Transcribe the records below exactly, from their first line through the line containing "(lbl) at (13,147)". Omit every line after it.
------------
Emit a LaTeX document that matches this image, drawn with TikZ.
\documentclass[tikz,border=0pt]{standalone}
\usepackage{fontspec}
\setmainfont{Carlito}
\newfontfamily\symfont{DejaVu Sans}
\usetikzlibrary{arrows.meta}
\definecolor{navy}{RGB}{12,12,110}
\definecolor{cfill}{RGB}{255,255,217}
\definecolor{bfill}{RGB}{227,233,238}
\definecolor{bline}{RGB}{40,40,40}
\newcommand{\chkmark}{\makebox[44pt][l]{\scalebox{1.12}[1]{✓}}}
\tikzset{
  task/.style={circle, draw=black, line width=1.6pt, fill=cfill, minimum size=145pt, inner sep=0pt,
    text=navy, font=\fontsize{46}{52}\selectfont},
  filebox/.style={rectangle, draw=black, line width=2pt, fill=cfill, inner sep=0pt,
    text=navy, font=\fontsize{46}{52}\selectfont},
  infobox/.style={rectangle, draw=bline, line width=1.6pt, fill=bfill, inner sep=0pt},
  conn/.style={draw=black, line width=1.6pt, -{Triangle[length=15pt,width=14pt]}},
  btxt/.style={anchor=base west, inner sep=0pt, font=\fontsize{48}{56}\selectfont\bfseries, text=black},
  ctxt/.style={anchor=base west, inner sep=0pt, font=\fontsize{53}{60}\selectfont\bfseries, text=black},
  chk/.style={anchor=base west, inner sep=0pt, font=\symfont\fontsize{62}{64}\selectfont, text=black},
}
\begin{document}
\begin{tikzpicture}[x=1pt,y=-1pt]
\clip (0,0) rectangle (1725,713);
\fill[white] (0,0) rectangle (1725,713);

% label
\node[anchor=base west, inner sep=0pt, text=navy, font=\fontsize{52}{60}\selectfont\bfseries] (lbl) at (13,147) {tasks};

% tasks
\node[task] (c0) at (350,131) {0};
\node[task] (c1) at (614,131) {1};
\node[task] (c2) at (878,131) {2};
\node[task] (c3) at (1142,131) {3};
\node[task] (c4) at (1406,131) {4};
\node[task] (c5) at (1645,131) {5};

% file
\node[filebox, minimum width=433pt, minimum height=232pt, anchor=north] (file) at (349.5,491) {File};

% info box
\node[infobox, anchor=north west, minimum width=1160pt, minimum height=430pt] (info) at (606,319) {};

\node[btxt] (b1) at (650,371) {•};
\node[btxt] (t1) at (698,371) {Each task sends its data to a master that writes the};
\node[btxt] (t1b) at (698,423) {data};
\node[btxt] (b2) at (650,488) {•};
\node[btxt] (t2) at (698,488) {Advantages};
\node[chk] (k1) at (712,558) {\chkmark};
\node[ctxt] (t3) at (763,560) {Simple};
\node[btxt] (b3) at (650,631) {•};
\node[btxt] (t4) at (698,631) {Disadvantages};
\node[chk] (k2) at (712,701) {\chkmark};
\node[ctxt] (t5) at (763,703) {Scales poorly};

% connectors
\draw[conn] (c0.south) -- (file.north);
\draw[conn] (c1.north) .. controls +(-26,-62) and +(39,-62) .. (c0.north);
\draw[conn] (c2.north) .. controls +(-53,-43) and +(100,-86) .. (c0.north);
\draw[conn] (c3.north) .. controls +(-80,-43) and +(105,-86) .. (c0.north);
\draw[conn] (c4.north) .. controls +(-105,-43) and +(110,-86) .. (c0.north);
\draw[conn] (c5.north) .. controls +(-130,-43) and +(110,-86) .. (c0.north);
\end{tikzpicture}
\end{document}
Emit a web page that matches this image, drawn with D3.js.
------------
▸ RESPONSE BELOW:
Emit a LaTeX document that matches this image, drawn with TikZ.
\documentclass[tikz,border=0pt]{standalone}
\usepackage{fontspec}
\setmainfont{Carlito}
\newfontfamily\symfont{DejaVu Sans}
\usetikzlibrary{arrows.meta}
\definecolor{navy}{RGB}{12,12,110}
\definecolor{cfill}{RGB}{255,255,217}
\definecolor{bfill}{RGB}{227,233,238}
\definecolor{bline}{RGB}{40,40,40}
\newcommand{\chkmark}{\makebox[44pt][l]{\scalebox{1.12}[1]{✓}}}
\tikzset{
  task/.style={circle, draw=black, line width=1.6pt, fill=cfill, minimum size=145pt, inner sep=0pt,
    text=navy, font=\fontsize{46}{52}\selectfont},
  filebox/.style={rectangle, draw=black, line width=2pt, fill=cfill, inner sep=0pt,
    text=navy, font=\fontsize{46}{52}\selectfont},
  infobox/.style={rectangle, draw=bline, line width=1.6pt, fill=bfill, inner sep=0pt},
  conn/.style={draw=black, line width=1.6pt, -{Triangle[length=15pt,width=14pt]}},
  btxt/.style={anchor=base west, inner sep=0pt, font=\fontsize{48}{56}\selectfont\bfseries, text=black},
  ctxt/.style={anchor=base west, inner sep=0pt, font=\fontsize{53}{60}\selectfont\bfseries, text=black},
  chk/.style={anchor=base west, inner sep=0pt, font=\symfont\fontsize{62}{64}\selectfont, text=black},
}
\begin{document}
\begin{tikzpicture}[x=1pt,y=-1pt]
\clip (0,0) rectangle (1725,713);
\fill[white] (0,0) rectangle (1725,713);

% label
\node[anchor=base west, inner sep=0pt, text=navy, font=\fontsize{52}{60}\selectfont\bfseries] (lbl) at (13,147) {tasks};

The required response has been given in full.